SKAGWAY AND GLACIER BAY, ALASKA
The road that is built in hope is more pleasant to the traveler than the road built in despair, even though they both lead to the same destination. ~Marian Zimmer Bradley
On our Alaskan cruise we stopped at our second location, Skagway. This small city relies heavily on tourism and, although it has a small population, it often more than doubles during the high tourist season. It’s claim to fame was during the Klondike Gold Rush. It was during this time that Skagway was a perfect stop for miners heading to the Yukon in search of gold. This small town boasted a railway that blasted through the mountains and, unfortunately, cost the lives of many workers. The White Pass trail was one of two popular routes and was built to meet the demands and gold seekers of the time. In Skagway, there was also the ever famous brothel, The Red Onion Saloon, which was established in 1898. It was a place for weary workers and travellers to take a load off.
Back in the day the side of the mountains were used as advertising and a way to show who had been there. To this day, this tradition is still carried out.
Another interesting stop is the centennial statue in the heart of the city. It honours Tlinget packers. At the time, the government required each person to carry with them a minimum amount of supplies. For longer voyages this became very heavy and difficult so the Aboriginal peoples of the area were given small amounts of pay to carry supplies and act as guides. Without them, many people in search of gold may not have been able to make it.

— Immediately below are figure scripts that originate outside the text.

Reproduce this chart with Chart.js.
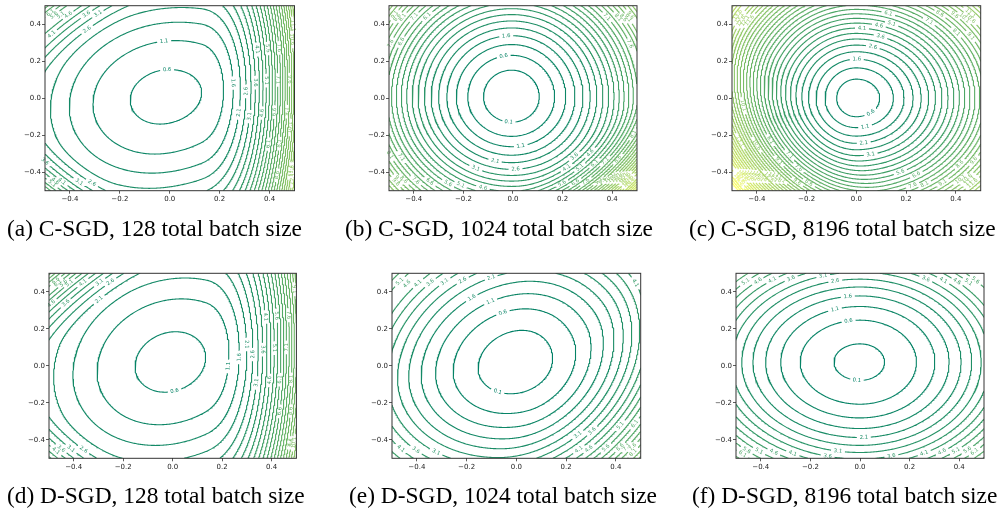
<!DOCTYPE html>
<html><head><meta charset="utf-8">
<script src="https://cdn.jsdelivr.net/npm/chart.js@4.4.1/dist/chart.umd.min.js"></script>
<style>
html,body{margin:0;padding:0;background:#fff;}
body{width:1006px;height:516px;position:relative;overflow:hidden;}
canvas{position:absolute;}
.cap{position:absolute;font-family:'Liberation Serif','Times New Roman',serif;font-size:23.4px;line-height:23px;white-space:nowrap;color:#000;}
</style></head><body>
<script>
// ---------- data ----------
const axisTicks = [-0.4, -0.2, 0.0, 0.2, 0.4];
const contourLevels = [0.1,0.6,1.1,1.6,2.1,2.6,3.1,3.6,4.1,4.6,5.1,5.6,6.1,6.6,7.1,7.6,8.1,8.6,9.1,9.6,
  10.1,10.6,11.1,11.6,12.1,12.6,13.1,13.6,14.1,14.6,15.1,15.6,16.1,16.6,17.1,17.6,18.1,18.6,19.1,19.6,20.1];
const captions = ["(a) C-SGD, 128 total batch size","(b) C-SGD, 1024 total batch size","(c) C-SGD, 8196 total batch size",
  "(d) D-SGD, 128 total batch size","(e) D-SGD, 1024 total batch size","(f) D-SGD, 8196 total batch size"];
// loss-surface description per panel: [x0, y0, fmin, power, Aleft, Aright, Btop, Bbottom, Cxy]
const surfA = [-0.02, 0.01, 0.45, 2, 8, 7, 7.3, 6.8, -2];
const surfB = [-0.005, 0.008, -0.25, 2, 27, 28.5, 17, 18.5, 0];
const surfC = [0, 0, 0.2, 1.75, 56, 40, 33, 35, 0];
const surfD = [-0.01, 0.02, 0.45, 2, 7.6, 7.5, 5.7, 5.8, -2];
const surfE = [0, 0.013, -0.19, 2, 12.5, 14, 9.3, 11, -3.5];
const surfF = [0, 0.02, 0, 2.15, 10.7, 12, 12.1, 12, 0];
// steep walls: [nx, ny, offset, weight, power]
const wallsA = [[1,0,0.12,95,2.5],[-0.707,0.707,0.42,35,2],[-0.707,-0.707,0.48,60,2]];
const wallsB = [[0.707,-0.707,0.35,45,2]];
const wallsC = [[-0.85,-0.53,0.15,20,2]];
const wallsD = [[1,0,0.13,80,2.5],[-0.707,0.707,0.4,45,2],[-0.707,-0.707,0.5,45,2]];
const wallsE = [[0.9,-0.44,0.15,8,2]];
const wallsF = [];

// ---------- layout ----------
const panels = [
  {rect:[45,5.7,294.5,190.7],    surf:surfA, walls:wallsA, cap:0, capX:7,   capBase:236},
  {rect:[389.3,5.7,637.3,190.7], surf:surfB, walls:wallsB, cap:1, capX:345, capBase:236},
  {rect:[732.3,5.7,981,190.7],   surf:surfC, walls:wallsC, cap:2, capX:689, capBase:236},
  {rect:[49.3,273.3,296.7,458.3],surf:surfD, walls:wallsD, cap:3, capX:7,   capBase:503.6},
  {rect:[392.3,273.3,641,458.3], surf:surfE, walls:wallsE, cap:4, capX:349, capBase:503.6},
  {rect:[736,273.3,984,458.3],   surf:surfF, walls:wallsF, cap:5, capX:692, capBase:503.6}
];

function surface(x, y, S, W) {
  const [x0,y0,f0,p,AL,AR,BT,BB,C] = S;
  const u = x - x0, v = y - y0;
  let Q = (u < 0 ? AL : AR)*u*u + (v > 0 ? BT : BB)*v*v + C*u*v;
  if (Q < 0) Q = 0;
  let f = f0 + Math.pow(Q, p/2);
  for (const [nx,ny,o,w,q] of W) { const d = nx*x + ny*y - o; if (d > 0) f += w*Math.pow(d, q); }
  return f;
}

function summer(t){ t=Math.max(0,Math.min(1,t)); return `rgb(${Math.round(255*t)},${Math.round(255*(0.5+0.5*t))},102)`; }
const fmtTick = v => (v < -1e-9 ? '\u2212' : '') + Math.abs(v).toFixed(1);

// marching squares -> connected paths
function contourPaths(F, N, g, L) {
  const H = (N-1)*N, total = H + N*(N-1);
  const n1 = new Int32Array(total).fill(-1), n2 = new Int32Array(total).fill(-1);
  const px = new Float64Array(total), py = new Float64Array(total);
  const has = new Uint8Array(total);
  const hId=(i,j)=>j*(N-1)+i, vId=(i,j)=>H+j*N+i;
  function ptH(id,i,j){ if(has[id])return; has[id]=1; const a=F[j*N+i], b=F[j*N+i+1]; const t=(L-a)/(b-a); px[id]=g[i]+t*(g[i+1]-g[i]); py[id]=g[j]; }
  function ptV(id,i,j){ if(has[id])return; has[id]=1; const a=F[j*N+i], b=F[(j+1)*N+i]; const t=(L-a)/(b-a); px[id]=g[i]; py[id]=g[j]+t*(g[j+1]-g[j]); }
  function link(a,b){ if(n1[a]<0)n1[a]=b; else n2[a]=b; if(n1[b]<0)n1[b]=a; else n2[b]=a; }
  const T = {1:[[3,0]],2:[[0,1]],3:[[3,1]],4:[[1,2]],6:[[0,2]],7:[[3,2]],8:[[2,3]],9:[[0,2]],11:[[1,2]],12:[[1,3]],13:[[0,1]],14:[[3,0]]};
  for (let j=0;j<N-1;j++) for (let i=0;i<N-1;i++) {
    const v0=F[j*N+i], v1=F[j*N+i+1], v2=F[(j+1)*N+i+1], v3=F[(j+1)*N+i];
    const c=(v0>L?1:0)|(v1>L?2:0)|(v2>L?4:0)|(v3>L?8:0);
    if (c===0||c===15) continue;
    let segs;
    if (c===5||c===10) {
      const ctr=(v0+v1+v2+v3)/4>L;
      if (c===5) segs = ctr?[[0,1],[2,3]]:[[3,0],[1,2]];
      else segs = ctr?[[3,0],[1,2]]:[[0,1],[2,3]];
    } else segs = T[c];
    const e=[hId(i,j),vId(i+1,j),hId(i,j+1),vId(i,j)];
    for (const [a,b] of segs) {
      for (const k of [a,b]) {
        if (k===0) ptH(e[0],i,j); else if (k===1) ptV(e[1],i+1,j); else if (k===2) ptH(e[2],i,j+1); else ptV(e[3],i,j);
      }
      link(e[a],e[b]);
    }
  }
  const visited=new Uint8Array(total), paths=[];
  function walk(start){
    const pts=[]; let prev=-1, cur=start;
    while(cur>=0 && !visited[cur]){
      visited[cur]=1; pts.push([px[cur],py[cur]]);
      const nx = (n1[cur]!==prev) ? n1[cur] : n2[cur];
      prev=cur; cur=nx;
    }
    let closed=false;
    if (cur===start && pts.length>2){ pts.push([px[start],py[start]]); closed=true; }
    return {pts, closed};
  }
  for (let id=0;id<total;id++) if (has[id] && !visited[id] && n2[id]<0) paths.push(walk(id));
  for (let id=0;id<total;id++) if (has[id] && !visited[id]) paths.push(walk(id));
  return paths.filter(p=>p.pts.length>1);
}

const mctx = document.createElement('canvas').getContext('2d');
const LABEL_FONT = '5.3px "DejaVu Sans"';
mctx.font = LABEL_FONT;

function resample(P, step){
  const out=[[P[0][0],P[0][1]]]; let acc=0;
  for(let k=1;k<P.length;k++){
    const x0=P[k-1][0], y0=P[k-1][1], x1=P[k][0], y1=P[k][1];
    const segLen=Math.hypot(x1-x0,y1-y0);
    if (segLen===0) continue;
    let pos=step-acc;
    while(pos<=segLen){ const t=pos/segLen; out.push([x0+(x1-x0)*t,y0+(y1-y0)*t]); pos+=step; }
    acc=segLen-(pos-step);
  }
  const last=P[P.length-1], lo=out[out.length-1];
  if (Math.hypot(last[0]-lo[0],last[1]-lo[1])>1e-6) out.push([last[0],last[1]]);
  return out;
}

// matplotlib-like inline label placement on a coarse vertex spacing
const VSTEP = 4;
function labelPath(path, text, W, H, placed) {
  const R = resample(path.pts.map(p=>[(p[0]+0.5)*W,(0.5-p[1])*H]), 1);
  const n = R.length;
  const lw = mctx.measureText(text).width;
  const Rc = []; for(let k=0;k<n;k+=VSTEP) Rc.push(R[k]);
  const m = Rc.length;
  let mnx=Infinity,mxx=-Infinity,mny=Infinity,mxy=-Infinity;
  for(const p of Rc){ if(p[0]<mnx)mnx=p[0]; if(p[0]>mxx)mxx=p[0]; if(p[1]<mny)mny=p[1]; if(p[1]>mxy)mxy=p[1]; }
  const ok = m > 10*lw || (mxx-mnx) > 1.2*lw || (mxy-mny) > 1.2*lw;
  if (!ok || n < lw+8) return {parts:[R], label:null};
  const nb = Math.ceil(m/lw) > 1 ? Math.ceil(m/lw) : 1;
  const bs = nb===1 ? m : Math.floor(lw), hb = Math.floor(bs/2);
  const dist=[];
  for(let b=0;b<nb;b++){
    const f=Rc[(b*bs)%m], l=Rc[(b*bs+bs-1)%m];
    const dx=l[0]-f[0], dy=l[1]-f[1], len=Math.hypot(dx,dy);
    let sum=0;
    for(let k=0;k<bs;k++){ const p=Rc[(b*bs+k)%m]; sum+=Math.abs((f[1]-p[1])*dx-(f[0]-p[0])*dy); }
    dist.push([len>0?sum/len:Infinity,b]);
  }
  dist.sort((a,b)=>a[0]-b[0]);
  let chosen=dist[0][1];
  for(const [d,b] of dist){
    const c=Rc[(b*bs+hb)%m];
    if(!placed.some(q=>Math.hypot(q[0]-c[0],q[1]-c[1])<1.2*lw)){ chosen=b; break; }
  }
  let ci=((chosen*bs+hb)%m)*VSTEP;
  ci=Math.min(ci,n-1);
  const gap=Math.ceil(lw/2+1.5);
  let parts;
  if (path.closed) {
    const mm=n-1, keep=mm-(2*gap+1), seq=[];
    for(let t=0;t<keep;t++) seq.push(R[(ci+gap+1+t)%mm]);
    parts=[seq];
  } else {
    parts=[R.slice(0,Math.max(0,ci-gap)), R.slice(Math.min(n,ci+gap+1))];
  }
  let ia=ci-3, ib=ci+3;
  if (path.closed){ ia=(ia+n-1)%(n-1); ib=ib%(n-1); } else { ia=Math.max(0,ia); ib=Math.min(n-1,ib); }
  let ang=Math.atan2(R[ib][1]-R[ia][1],R[ib][0]-R[ia][0]);
  if (ang>Math.PI/2) ang-=Math.PI; if (ang<-Math.PI/2) ang+=Math.PI;
  placed.push(R[ci]);
  return {parts:parts.filter(p=>p.length>1), label:{px:R[ci][0], py:R[ci][1], angle:ang, text}};
}

const framePlugin = {id:'frame', afterDraw(chart){ const {ctx,chartArea:a}=chart; ctx.save(); ctx.strokeStyle='#333'; ctx.lineWidth=1; ctx.strokeRect(a.left,a.top,a.right-a.left,a.bottom-a.top); ctx.restore(); }};
function makeLabelPlugin(labels){
  return {id:'clabels', afterDatasetsDraw(chart){
    const ctx=chart.ctx, X=chart.scales.x, Y=chart.scales.y;
    ctx.save(); ctx.font=LABEL_FONT; ctx.textAlign='center'; ctx.textBaseline='middle';
    for(const L of labels){ ctx.save(); ctx.translate(X.getPixelForValue(L.x),Y.getPixelForValue(L.y)); ctx.rotate(L.angle); ctx.fillStyle=L.color; ctx.fillText(L.text,0,0); ctx.restore(); }
    ctx.restore();
  }};
}

const N=201;
const grid=Array.from({length:N},(_,i)=>-0.5+i/(N-1));
const cmin=contourLevels[0], cmax=contourLevels[contourLevels.length-1];

panels.forEach(pn=>{
  const [L,T,R,B]=pn.rect;
  const left=45, cl=L-left, ct=Math.floor(T)-5, padTop=T-ct;
  const cw=Math.ceil(R-cl)+12, padRight=cw-(R-cl);
  const ch=Math.ceil(B-ct)+25, xH=ch-(B-ct);
  const W=R-L, H=B-T;
  const F=new Float64Array(N*N);
  for(let j=0;j<N;j++) for(let i=0;i<N;i++) F[j*N+i]=surface(grid[i],grid[j],pn.surf,pn.walls);
  const datasets=[], labels=[], placed=[];
  contourLevels.forEach(lv=>{
    const paths=contourPaths(F,N,grid,lv);
    if(!paths.length) return;
    const col=summer((lv-cmin)/(cmax-cmin));
    const data=[], txt=lv.toFixed(1);
    paths.forEach(p=>{
      const r=labelPath(p,txt,W,H,placed);
      if(r.label){ labels.push({x:r.label.px/W-0.5, y:0.5-r.label.py/H, angle:r.label.angle, text:txt, color:col}); }
      r.parts.forEach(part=>{ part.forEach(q=>data.push({x:q[0]/W-0.5,y:0.5-q[1]/H})); data.push({x:NaN,y:NaN}); });
    });
    datasets.push({data, borderColor:col, borderWidth:1.1, pointRadius:0, showLine:true, fill:false, tension:0, spanGaps:false});
  });
  const cv=document.createElement('canvas');
  cv.width=cw; cv.height=ch; cv.style.left=cl+'px'; cv.style.top=ct+'px'; cv.style.width=cw+'px'; cv.style.height=ch+'px';
  document.body.appendChild(cv);
  const tickFont={family:'DejaVu Sans',size:7};
  new Chart(cv,{
    type:'scatter',
    data:{datasets},
    options:{
      responsive:false, animation:false, devicePixelRatio:1, parsing:false, events:[],
      layout:{padding:{left:0,top:padTop,right:padRight,bottom:0}},
      plugins:{legend:{display:false},tooltip:{enabled:false}},
      scales:{
        x:{type:'linear',min:-0.5,max:0.5,
          afterBuildTicks:s=>{s.ticks=axisTicks.map(v=>({value:v}));},
          afterFit:s=>{s.height=xH;},
          ticks:{font:tickFont,color:'#222',padding:1.5,maxRotation:0,autoSkip:false,callback:v=>fmtTick(v)},
          grid:{drawOnChartArea:false,drawTicks:true,tickLength:3,color:'#333',lineWidth:0.8},
          border:{display:false}},
        y:{type:'linear',min:-0.5,max:0.5,
          afterBuildTicks:s=>{s.ticks=axisTicks.map(v=>({value:v}));},
          afterFit:s=>{s.width=left;},
          ticks:{font:tickFont,color:'#222',padding:1,autoSkip:false,callback:v=>fmtTick(v)},
          grid:{drawOnChartArea:false,drawTicks:true,tickLength:3,color:'#333',lineWidth:0.8},
          border:{display:false}}
      }
    },
    plugins:[makeLabelPlugin(labels),framePlugin]
  });
  const d=document.createElement('div');
  d.className='cap'; d.textContent=captions[pn.cap];
  d.style.left=pn.capX+'px'; d.style.top=(pn.capBase-19.2)+'px';
  document.body.appendChild(d);
});
</script>
</body></html>
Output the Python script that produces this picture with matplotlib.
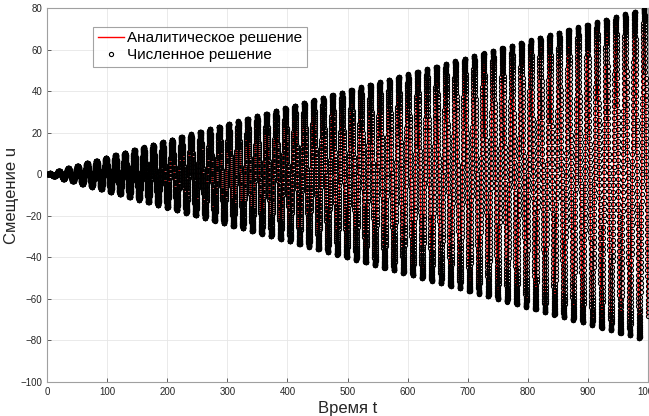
"""
Резонанс: аналитическое и численное решение u(t)
"""

import numpy as np
import matplotlib.pyplot as plt

plt.rcParams['font.family'] = ['Liberation Sans', 'DejaVu Sans']

# параметры
T_END = 1000.0      # конец интервала
DT = 0.1            # шаг численного решения
OMEGA = 0.40        # частота колебаний (период ~15.7)
GROWTH = 0.08       # рост амплитуды: 80 при t = 1000

X_TICKS = [0, 100, 200, 300, 400, 500, 600, 700, 800, 900, 1000]
Y_TICKS = [-100, -80, -60, -40, -20, 0, 20, 40, 60, 80]

t = np.arange(0, T_END + DT / 2, DT)
u_exact = GROWTH * t * np.sin(OMEGA * t)
u_num = u_exact.copy()


def main():
    fig = plt.figure(figsize=(6.49, 4.16), dpi=100)
    ax = fig.add_axes([47 / 649, 1 - 382 / 416, 601 / 649, 374 / 416])

    ax.plot(t, u_exact, color='red', linewidth=1.0, label='Аналитическое решение', zorder=2)
    ax.plot(t, u_num, linestyle='none', marker='o', markersize=3.0, markeredgewidth=0.8,
            markeredgecolor='black', markerfacecolor='none', label='Численное решение', zorder=3)

    ax.set_xlim(0, 1000)
    ax.set_ylim(-100, 80)
    ax.set_xticks(X_TICKS)
    ax.set_yticks(Y_TICKS)
    ax.tick_params(direction='in', labelsize=7, colors='#262626', length=3, width=0.5)
    ax.grid(True, color='#e6e6e6', linewidth=0.6)
    ax.set_axisbelow(True)
    for sp in ax.spines.values():
        sp.set_color('#a0a0a0')
        sp.set_linewidth(0.8)

    ax.set_xlabel('Время t', fontsize=12, color='#262626', labelpad=3)
    ax.set_ylabel('Смещение u', fontsize=12, color='#262626', labelpad=1)

    leg = ax.legend(loc='upper left', bbox_to_anchor=(0.077, 0.95), fontsize=11,
                    frameon=True, fancybox=False, edgecolor='#8c8c8c', handlelength=1.7,
                    borderpad=0.3, labelspacing=0.2, handletextpad=0.2, borderaxespad=0)
    leg.get_frame().set_linewidth(0.8)

    plt.savefig('out.png', dpi=100)
    plt.close()


if __name__ == '__main__':
    main()
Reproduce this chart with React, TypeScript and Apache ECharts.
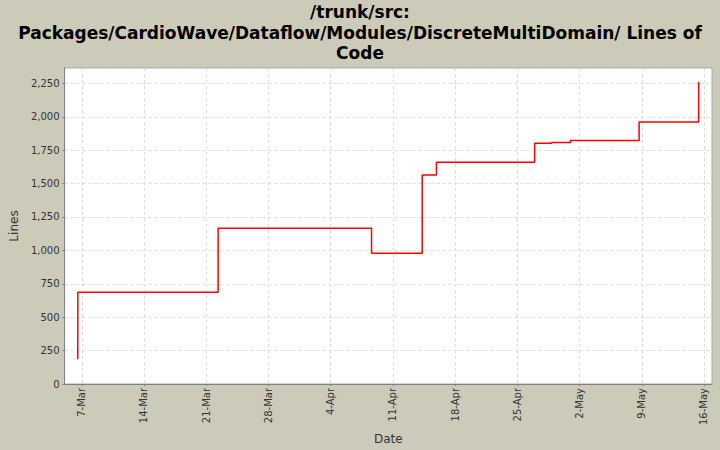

Skagway, like many parts of Alaska, sees a large salmon run, in particular, King salmon. I learned a fancy trick to remembering the 5 kinds of Alaskan salmon using one hand:
The pinky = Pink salmon (Humpies)
The ring finger = Silver salmon (Coho)
The middle finger = King salmon (Chinook)
The pointer finger = Sockeye (sock em’! = Red salmon)
The thumb = Chum salmon (Dog)
I also got to meet a local resident who enjoyed the salmon as much as I did.
After Skagway I took a small ferry and did a tour to the neighbouring city of Haines.
There, I got on a raft and participated in a float tour down the Chilkat river and through the Chilkat Bald Eagle Preserve. It was a relaxing tour with many juvenile eagles. The eagle preserve lies at the base of mountains and, although the water is shallow, it is extremely cold due to glacial run-off.
Back on the ship, we headed to Glacier Bay National Park. This was the highlight of the trip for me. With the balcony we were able to order room service and sit outside with blankets and tea as we sailed past glaciers. The colours in the area completely changed revealing many hues of blues and greens.
The final stop at Glacier Bay was the Margerie Glacier. This was one of the fastest retreating glaciers, a UNESCO, and a World Heritage site. It is no wonder because it is stunning.
There are strict laws surrounding the visitation of this area in order to keep it as undisturbed as possible. Even species that were not seen in the area have been appearing. One of my favourite inhabitants are the sea otters. They decided to put on a little show for us before heading to our final destination, Ketchikan.